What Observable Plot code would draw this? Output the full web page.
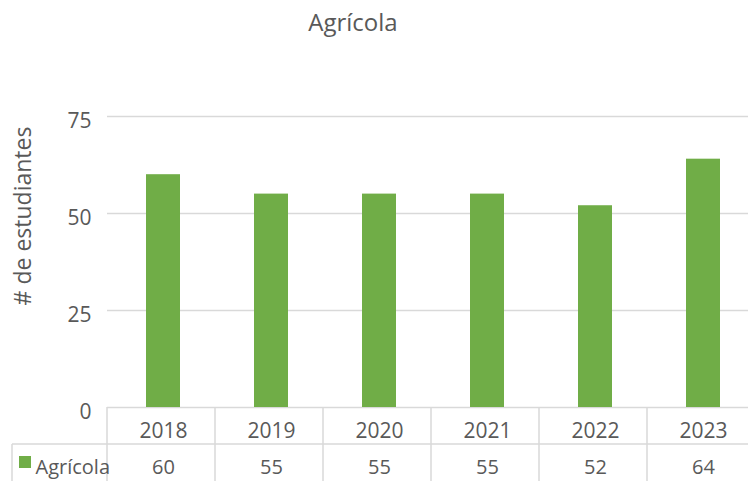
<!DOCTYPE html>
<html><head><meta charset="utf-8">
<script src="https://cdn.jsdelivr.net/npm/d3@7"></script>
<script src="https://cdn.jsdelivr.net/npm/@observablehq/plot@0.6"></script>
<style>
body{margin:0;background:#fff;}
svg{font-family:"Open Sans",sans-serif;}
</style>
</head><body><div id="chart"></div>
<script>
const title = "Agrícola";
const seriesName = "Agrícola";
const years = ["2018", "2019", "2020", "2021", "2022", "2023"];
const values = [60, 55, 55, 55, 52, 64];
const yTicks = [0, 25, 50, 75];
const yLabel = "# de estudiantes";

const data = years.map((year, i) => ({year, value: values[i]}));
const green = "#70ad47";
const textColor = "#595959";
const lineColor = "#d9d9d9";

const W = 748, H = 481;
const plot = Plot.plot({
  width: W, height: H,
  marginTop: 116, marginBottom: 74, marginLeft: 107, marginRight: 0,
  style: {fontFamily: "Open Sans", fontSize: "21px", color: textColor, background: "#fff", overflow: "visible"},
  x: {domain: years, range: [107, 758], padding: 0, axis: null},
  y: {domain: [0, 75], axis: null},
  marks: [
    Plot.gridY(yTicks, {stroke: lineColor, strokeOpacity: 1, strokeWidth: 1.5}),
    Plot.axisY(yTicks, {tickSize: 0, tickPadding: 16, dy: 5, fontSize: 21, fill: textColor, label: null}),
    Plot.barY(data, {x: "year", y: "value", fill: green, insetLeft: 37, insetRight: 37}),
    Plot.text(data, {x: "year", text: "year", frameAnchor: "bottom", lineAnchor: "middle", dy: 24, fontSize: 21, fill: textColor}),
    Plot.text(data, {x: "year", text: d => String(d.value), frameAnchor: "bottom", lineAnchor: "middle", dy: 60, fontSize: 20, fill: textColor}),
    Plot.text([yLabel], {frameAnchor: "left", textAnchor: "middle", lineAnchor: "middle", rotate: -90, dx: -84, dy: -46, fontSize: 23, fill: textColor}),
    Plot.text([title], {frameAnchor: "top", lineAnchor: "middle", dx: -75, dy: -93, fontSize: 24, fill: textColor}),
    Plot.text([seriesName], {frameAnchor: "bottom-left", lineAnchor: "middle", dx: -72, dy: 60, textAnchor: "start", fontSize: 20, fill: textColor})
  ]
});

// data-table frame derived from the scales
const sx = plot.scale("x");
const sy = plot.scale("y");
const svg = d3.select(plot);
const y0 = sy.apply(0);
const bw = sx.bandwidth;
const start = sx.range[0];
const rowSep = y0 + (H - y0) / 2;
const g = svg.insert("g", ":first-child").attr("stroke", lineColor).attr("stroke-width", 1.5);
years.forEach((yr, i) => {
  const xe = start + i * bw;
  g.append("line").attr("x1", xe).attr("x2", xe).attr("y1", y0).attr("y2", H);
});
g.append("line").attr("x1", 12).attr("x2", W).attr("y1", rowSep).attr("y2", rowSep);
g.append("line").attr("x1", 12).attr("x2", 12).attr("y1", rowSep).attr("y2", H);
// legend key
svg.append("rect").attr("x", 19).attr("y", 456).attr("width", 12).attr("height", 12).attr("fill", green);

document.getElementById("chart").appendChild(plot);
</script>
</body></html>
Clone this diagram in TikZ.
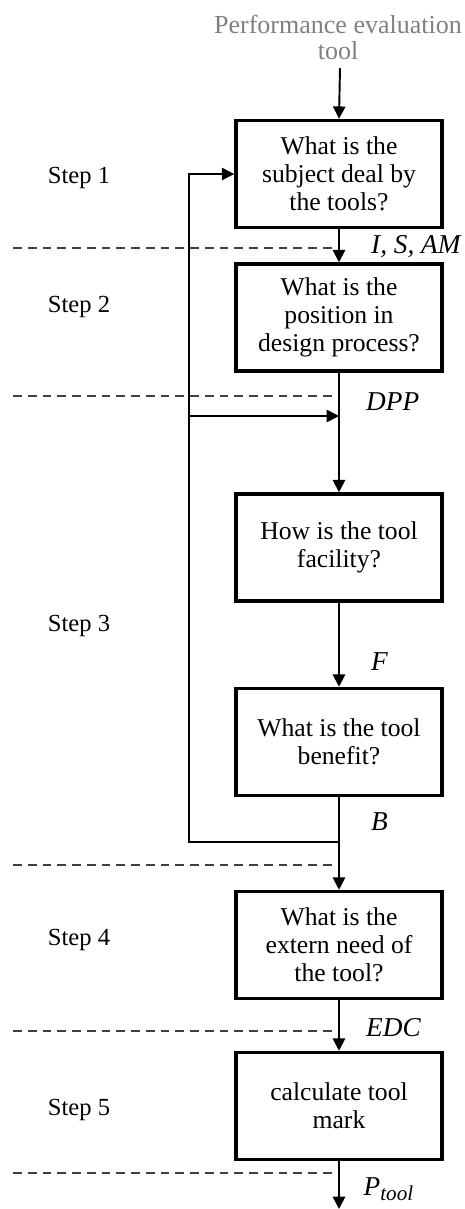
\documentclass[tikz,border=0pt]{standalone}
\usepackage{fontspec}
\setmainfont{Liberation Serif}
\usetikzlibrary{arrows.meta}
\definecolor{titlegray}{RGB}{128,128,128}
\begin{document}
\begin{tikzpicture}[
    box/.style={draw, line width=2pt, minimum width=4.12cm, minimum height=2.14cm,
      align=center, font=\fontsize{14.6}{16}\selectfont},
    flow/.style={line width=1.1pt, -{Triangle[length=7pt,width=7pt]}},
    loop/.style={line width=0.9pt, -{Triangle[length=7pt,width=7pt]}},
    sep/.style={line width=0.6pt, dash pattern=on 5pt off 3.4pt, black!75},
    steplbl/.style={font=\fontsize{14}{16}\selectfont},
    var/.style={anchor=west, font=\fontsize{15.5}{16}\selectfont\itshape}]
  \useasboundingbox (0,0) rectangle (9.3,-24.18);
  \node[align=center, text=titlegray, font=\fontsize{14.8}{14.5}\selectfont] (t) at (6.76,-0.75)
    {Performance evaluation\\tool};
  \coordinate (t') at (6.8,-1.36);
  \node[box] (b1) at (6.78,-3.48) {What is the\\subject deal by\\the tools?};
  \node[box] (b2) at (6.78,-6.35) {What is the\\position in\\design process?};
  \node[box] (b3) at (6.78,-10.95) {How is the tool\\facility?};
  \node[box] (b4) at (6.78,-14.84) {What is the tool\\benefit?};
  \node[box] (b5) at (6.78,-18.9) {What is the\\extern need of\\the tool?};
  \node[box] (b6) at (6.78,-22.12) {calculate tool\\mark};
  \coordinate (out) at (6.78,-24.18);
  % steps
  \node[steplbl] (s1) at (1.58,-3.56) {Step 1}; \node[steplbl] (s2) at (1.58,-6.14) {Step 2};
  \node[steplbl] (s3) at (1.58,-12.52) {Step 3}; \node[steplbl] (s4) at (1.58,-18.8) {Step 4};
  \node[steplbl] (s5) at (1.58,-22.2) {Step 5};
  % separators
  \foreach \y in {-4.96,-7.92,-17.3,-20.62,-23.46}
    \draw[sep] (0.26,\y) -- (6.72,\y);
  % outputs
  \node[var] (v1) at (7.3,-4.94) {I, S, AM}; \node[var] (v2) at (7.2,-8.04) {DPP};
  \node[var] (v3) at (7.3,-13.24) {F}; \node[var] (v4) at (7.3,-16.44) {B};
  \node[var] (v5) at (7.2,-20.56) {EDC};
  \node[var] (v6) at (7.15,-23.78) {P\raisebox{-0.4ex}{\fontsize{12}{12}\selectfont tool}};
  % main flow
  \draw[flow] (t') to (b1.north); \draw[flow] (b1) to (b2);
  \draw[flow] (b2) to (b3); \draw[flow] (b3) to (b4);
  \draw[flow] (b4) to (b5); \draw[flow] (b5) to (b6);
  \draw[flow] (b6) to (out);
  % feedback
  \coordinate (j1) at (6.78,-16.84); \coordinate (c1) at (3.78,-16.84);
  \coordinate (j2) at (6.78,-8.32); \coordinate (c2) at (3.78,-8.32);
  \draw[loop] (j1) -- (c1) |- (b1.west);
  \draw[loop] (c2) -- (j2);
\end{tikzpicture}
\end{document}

* * * * * * *

__Aim of the exercise__
Reproduce all of the material exactly, apart from the pictures.

__Task solution__
What Observable Plot code would draw this? Output the full web page.
<!DOCTYPE html>
<html><head><meta charset="utf-8">
<script src="https://cdn.jsdelivr.net/npm/d3@7"></script>
<script src="https://cdn.jsdelivr.net/npm/@observablehq/plot@0.6"></script>
<style>
body{margin:0;background:#fff;}
svg{font-family:"Open Sans",sans-serif;}
</style>
</head><body><div id="chart"></div>
<script>
const title = "Agrícola";
const seriesName = "Agrícola";
const years = ["2018", "2019", "2020", "2021", "2022", "2023"];
const values = [60, 55, 55, 55, 52, 64];
const yTicks = [0, 25, 50, 75];
const yLabel = "# de estudiantes";

const data = years.map((year, i) => ({year, value: values[i]}));
const green = "#70ad47";
const textColor = "#595959";
const lineColor = "#d9d9d9";

const W = 748, H = 481;
const plot = Plot.plot({
  width: W, height: H,
  marginTop: 116, marginBottom: 74, marginLeft: 107, marginRight: 0,
  style: {fontFamily: "Open Sans", fontSize: "21px", color: textColor, background: "#fff", overflow: "visible"},
  x: {domain: years, range: [107, 758], padding: 0, axis: null},
  y: {domain: [0, 75], axis: null},
  marks: [
    Plot.gridY(yTicks, {stroke: lineColor, strokeOpacity: 1, strokeWidth: 1.5}),
    Plot.axisY(yTicks, {tickSize: 0, tickPadding: 16, dy: 5, fontSize: 21, fill: textColor, label: null}),
    Plot.barY(data, {x: "year", y: "value", fill: green, insetLeft: 37, insetRight: 37}),
    Plot.text(data, {x: "year", text: "year", frameAnchor: "bottom", lineAnchor: "middle", dy: 24, fontSize: 21, fill: textColor}),
    Plot.text(data, {x: "year", text: d => String(d.value), frameAnchor: "bottom", lineAnchor: "middle", dy: 60, fontSize: 20, fill: textColor}),
    Plot.text([yLabel], {frameAnchor: "left", textAnchor: "middle", lineAnchor: "middle", rotate: -90, dx: -84, dy: -46, fontSize: 23, fill: textColor}),
    Plot.text([title], {frameAnchor: "top", lineAnchor: "middle", dx: -75, dy: -93, fontSize: 24, fill: textColor}),
    Plot.text([seriesName], {frameAnchor: "bottom-left", lineAnchor: "middle", dx: -72, dy: 60, textAnchor: "start", fontSize: 20, fill: textColor})
  ]
});

// data-table frame derived from the scales
const sx = plot.scale("x");
const sy = plot.scale("y");
const svg = d3.select(plot);
const y0 = sy.apply(0);
const bw = sx.bandwidth;
const start = sx.range[0];
const rowSep = y0 + (H - y0) / 2;
const g = svg.insert("g", ":first-child").attr("stroke", lineColor).attr("stroke-width", 1.5);
years.forEach((yr, i) => {
  const xe = start + i * bw;
  g.append("line").attr("x1", xe).attr("x2", xe).attr("y1", y0).attr("y2", H);
});
g.append("line").attr("x1", 12).attr("x2", W).attr("y1", rowSep).attr("y2", rowSep);
g.append("line").attr("x1", 12).attr("x2", 12).attr("y1", rowSep).attr("y2", H);
// legend key
svg.append("rect").attr("x", 19).attr("y", 456).attr("width", 12).attr("height", 12).attr("fill", green);

document.getElementById("chart").appendChild(plot);
</script>
</body></html>
Clone this diagram in TikZ.
\documentclass[tikz,border=0pt]{standalone}
\usepackage{fontspec}
\setmainfont{Liberation Serif}
\usetikzlibrary{arrows.meta}
\definecolor{titlegray}{RGB}{128,128,128}
\begin{document}
\begin{tikzpicture}[
    box/.style={draw, line width=2pt, minimum width=4.12cm, minimum height=2.14cm,
      align=center, font=\fontsize{14.6}{16}\selectfont},
    flow/.style={line width=1.1pt, -{Triangle[length=7pt,width=7pt]}},
    loop/.style={line width=0.9pt, -{Triangle[length=7pt,width=7pt]}},
    sep/.style={line width=0.6pt, dash pattern=on 5pt off 3.4pt, black!75},
    steplbl/.style={font=\fontsize{14}{16}\selectfont},
    var/.style={anchor=west, font=\fontsize{15.5}{16}\selectfont\itshape}]
  \useasboundingbox (0,0) rectangle (9.3,-24.18);
  \node[align=center, text=titlegray, font=\fontsize{14.8}{14.5}\selectfont] (t) at (6.76,-0.75)
    {Performance evaluation\\tool};
  \coordinate (t') at (6.8,-1.36);
  \node[box] (b1) at (6.78,-3.48) {What is the\\subject deal by\\the tools?};
  \node[box] (b2) at (6.78,-6.35) {What is the\\position in\\design process?};
  \node[box] (b3) at (6.78,-10.95) {How is the tool\\facility?};
  \node[box] (b4) at (6.78,-14.84) {What is the tool\\benefit?};
  \node[box] (b5) at (6.78,-18.9) {What is the\\extern need of\\the tool?};
  \node[box] (b6) at (6.78,-22.12) {calculate tool\\mark};
  \coordinate (out) at (6.78,-24.18);
  % steps
  \node[steplbl] (s1) at (1.58,-3.56) {Step 1}; \node[steplbl] (s2) at (1.58,-6.14) {Step 2};
  \node[steplbl] (s3) at (1.58,-12.52) {Step 3}; \node[steplbl] (s4) at (1.58,-18.8) {Step 4};
  \node[steplbl] (s5) at (1.58,-22.2) {Step 5};
  % separators
  \foreach \y in {-4.96,-7.92,-17.3,-20.62,-23.46}
    \draw[sep] (0.26,\y) -- (6.72,\y);
  % outputs
  \node[var] (v1) at (7.3,-4.94) {I, S, AM}; \node[var] (v2) at (7.2,-8.04) {DPP};
  \node[var] (v3) at (7.3,-13.24) {F}; \node[var] (v4) at (7.3,-16.44) {B};
  \node[var] (v5) at (7.2,-20.56) {EDC};
  \node[var] (v6) at (7.15,-23.78) {P\raisebox{-0.4ex}{\fontsize{12}{12}\selectfont tool}};
  % main flow
  \draw[flow] (t') to (b1.north); \draw[flow] (b1) to (b2);
  \draw[flow] (b2) to (b3); \draw[flow] (b3) to (b4);
  \draw[flow] (b4) to (b5); \draw[flow] (b5) to (b6);
  \draw[flow] (b6) to (out);
  % feedback
  \coordinate (j1) at (6.78,-16.84); \coordinate (c1) at (3.78,-16.84);
  \coordinate (j2) at (6.78,-8.32); \coordinate (c2) at (3.78,-8.32);
  \draw[loop] (j1) -- (c1) |- (b1.west);
  \draw[loop] (c2) -- (j2);
\end{tikzpicture}
\end{document}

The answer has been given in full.